THE EXERCISE: Write out, word for word, the first line of the data below and every line after it through the one containing "(0,0) rectangle (918,1188);".

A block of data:

== == ==

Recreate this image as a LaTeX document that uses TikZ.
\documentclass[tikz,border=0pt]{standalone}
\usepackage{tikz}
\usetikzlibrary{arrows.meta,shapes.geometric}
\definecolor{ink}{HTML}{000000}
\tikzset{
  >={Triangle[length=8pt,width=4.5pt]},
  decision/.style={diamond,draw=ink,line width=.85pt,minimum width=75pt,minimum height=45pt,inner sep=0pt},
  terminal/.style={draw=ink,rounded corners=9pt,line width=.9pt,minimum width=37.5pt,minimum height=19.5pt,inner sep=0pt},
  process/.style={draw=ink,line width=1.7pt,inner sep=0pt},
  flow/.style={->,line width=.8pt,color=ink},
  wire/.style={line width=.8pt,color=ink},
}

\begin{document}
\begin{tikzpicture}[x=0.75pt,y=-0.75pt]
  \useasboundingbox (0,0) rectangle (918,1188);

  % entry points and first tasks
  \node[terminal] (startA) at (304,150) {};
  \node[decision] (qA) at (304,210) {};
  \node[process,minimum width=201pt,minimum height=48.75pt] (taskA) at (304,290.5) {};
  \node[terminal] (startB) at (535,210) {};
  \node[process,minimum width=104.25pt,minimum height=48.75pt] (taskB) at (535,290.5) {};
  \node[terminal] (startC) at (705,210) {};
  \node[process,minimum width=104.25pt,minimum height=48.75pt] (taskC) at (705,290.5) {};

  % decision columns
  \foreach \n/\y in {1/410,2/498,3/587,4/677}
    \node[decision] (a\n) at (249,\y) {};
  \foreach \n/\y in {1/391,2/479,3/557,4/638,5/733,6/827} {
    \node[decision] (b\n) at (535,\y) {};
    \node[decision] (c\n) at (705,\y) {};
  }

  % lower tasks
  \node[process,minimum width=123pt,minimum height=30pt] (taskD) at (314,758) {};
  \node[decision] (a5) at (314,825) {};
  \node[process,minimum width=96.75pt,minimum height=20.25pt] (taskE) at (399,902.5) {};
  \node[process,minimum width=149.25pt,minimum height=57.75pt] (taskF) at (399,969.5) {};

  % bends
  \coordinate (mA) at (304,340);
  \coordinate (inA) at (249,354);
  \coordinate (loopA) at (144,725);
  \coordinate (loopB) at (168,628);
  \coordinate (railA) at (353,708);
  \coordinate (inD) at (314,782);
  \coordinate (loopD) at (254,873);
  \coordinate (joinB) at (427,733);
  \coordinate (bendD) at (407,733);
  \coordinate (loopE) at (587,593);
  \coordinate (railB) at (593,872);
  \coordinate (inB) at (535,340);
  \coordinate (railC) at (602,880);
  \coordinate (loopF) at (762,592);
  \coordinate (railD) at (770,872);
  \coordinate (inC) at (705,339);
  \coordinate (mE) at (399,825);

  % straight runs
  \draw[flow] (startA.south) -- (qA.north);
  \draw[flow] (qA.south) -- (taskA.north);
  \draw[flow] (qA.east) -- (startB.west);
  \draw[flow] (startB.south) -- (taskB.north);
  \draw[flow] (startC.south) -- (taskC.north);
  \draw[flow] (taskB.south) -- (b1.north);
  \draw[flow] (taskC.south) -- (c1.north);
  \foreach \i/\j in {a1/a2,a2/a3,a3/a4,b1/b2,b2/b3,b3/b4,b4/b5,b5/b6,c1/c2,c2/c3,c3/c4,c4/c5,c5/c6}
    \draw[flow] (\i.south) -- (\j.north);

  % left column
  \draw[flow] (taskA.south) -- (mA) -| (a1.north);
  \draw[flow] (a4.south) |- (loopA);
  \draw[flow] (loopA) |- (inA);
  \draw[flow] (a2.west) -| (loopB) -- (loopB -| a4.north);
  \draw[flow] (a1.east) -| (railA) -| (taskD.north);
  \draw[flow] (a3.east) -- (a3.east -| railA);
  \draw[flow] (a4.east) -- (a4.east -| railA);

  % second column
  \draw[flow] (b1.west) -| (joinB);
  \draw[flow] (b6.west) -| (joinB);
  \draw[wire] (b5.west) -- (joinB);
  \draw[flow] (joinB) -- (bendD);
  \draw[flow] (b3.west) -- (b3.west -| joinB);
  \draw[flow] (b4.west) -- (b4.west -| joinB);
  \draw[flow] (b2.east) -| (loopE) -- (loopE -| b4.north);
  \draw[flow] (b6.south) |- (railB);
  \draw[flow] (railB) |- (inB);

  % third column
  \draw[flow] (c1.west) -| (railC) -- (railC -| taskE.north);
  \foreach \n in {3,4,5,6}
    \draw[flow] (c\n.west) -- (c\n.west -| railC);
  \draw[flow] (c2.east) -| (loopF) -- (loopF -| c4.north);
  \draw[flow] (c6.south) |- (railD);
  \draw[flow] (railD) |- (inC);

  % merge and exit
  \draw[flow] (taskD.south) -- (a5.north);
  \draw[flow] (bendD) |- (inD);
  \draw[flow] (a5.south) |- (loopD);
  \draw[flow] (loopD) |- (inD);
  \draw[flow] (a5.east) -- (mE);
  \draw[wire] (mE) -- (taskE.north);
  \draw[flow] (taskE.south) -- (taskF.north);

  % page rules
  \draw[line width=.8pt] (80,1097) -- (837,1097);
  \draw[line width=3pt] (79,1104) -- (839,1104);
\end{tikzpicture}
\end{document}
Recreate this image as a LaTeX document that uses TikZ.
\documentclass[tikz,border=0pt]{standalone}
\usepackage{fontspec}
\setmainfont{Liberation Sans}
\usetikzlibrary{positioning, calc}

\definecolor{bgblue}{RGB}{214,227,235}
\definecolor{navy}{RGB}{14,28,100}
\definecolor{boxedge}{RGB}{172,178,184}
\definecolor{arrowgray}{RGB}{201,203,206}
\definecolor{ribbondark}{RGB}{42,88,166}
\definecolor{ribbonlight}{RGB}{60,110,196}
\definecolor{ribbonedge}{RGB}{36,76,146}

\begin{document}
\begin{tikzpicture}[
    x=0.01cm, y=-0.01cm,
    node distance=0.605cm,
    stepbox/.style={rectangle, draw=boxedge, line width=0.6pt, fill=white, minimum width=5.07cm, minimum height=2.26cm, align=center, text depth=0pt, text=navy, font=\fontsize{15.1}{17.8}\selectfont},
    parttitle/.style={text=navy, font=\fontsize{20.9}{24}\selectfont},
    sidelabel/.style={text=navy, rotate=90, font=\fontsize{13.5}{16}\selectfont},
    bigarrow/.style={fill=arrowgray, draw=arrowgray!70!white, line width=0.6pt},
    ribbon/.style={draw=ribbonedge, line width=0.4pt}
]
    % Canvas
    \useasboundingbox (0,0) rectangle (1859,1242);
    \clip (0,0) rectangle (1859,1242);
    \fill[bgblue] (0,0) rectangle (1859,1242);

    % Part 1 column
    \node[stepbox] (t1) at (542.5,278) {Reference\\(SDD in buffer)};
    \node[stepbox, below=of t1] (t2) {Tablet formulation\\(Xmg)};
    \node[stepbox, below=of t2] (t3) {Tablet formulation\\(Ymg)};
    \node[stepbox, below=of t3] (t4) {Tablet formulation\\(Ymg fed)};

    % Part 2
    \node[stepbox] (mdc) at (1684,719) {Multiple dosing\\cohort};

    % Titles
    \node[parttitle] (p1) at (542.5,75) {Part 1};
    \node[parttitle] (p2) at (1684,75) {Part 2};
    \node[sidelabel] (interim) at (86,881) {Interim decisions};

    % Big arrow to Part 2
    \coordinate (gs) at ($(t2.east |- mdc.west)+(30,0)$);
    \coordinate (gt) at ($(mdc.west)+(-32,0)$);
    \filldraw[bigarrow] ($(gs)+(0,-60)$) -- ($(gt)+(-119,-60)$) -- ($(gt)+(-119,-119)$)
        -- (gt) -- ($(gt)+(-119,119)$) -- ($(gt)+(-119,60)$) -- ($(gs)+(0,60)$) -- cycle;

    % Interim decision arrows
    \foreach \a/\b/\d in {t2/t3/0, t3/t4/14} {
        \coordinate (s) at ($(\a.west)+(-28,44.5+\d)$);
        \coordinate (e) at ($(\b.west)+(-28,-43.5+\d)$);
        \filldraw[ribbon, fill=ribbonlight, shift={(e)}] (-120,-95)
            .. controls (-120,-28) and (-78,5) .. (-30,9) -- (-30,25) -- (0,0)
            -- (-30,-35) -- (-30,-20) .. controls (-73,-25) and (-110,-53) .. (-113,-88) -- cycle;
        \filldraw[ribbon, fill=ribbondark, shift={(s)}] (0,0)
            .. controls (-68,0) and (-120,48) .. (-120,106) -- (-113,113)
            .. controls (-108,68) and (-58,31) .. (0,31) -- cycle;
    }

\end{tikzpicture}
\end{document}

== == ==

OUTPUT FOR THIS EXERCISE:
Recreate this image as a LaTeX document that uses TikZ.
\documentclass[tikz,border=0pt]{standalone}
\usepackage{tikz}
\usetikzlibrary{arrows.meta,shapes.geometric}
\definecolor{ink}{HTML}{000000}
\tikzset{
  >={Triangle[length=8pt,width=4.5pt]},
  decision/.style={diamond,draw=ink,line width=.85pt,minimum width=75pt,minimum height=45pt,inner sep=0pt},
  terminal/.style={draw=ink,rounded corners=9pt,line width=.9pt,minimum width=37.5pt,minimum height=19.5pt,inner sep=0pt},
  process/.style={draw=ink,line width=1.7pt,inner sep=0pt},
  flow/.style={->,line width=.8pt,color=ink},
  wire/.style={line width=.8pt,color=ink},
}

\begin{document}
\begin{tikzpicture}[x=0.75pt,y=-0.75pt]
  \useasboundingbox (0,0) rectangle (918,1188);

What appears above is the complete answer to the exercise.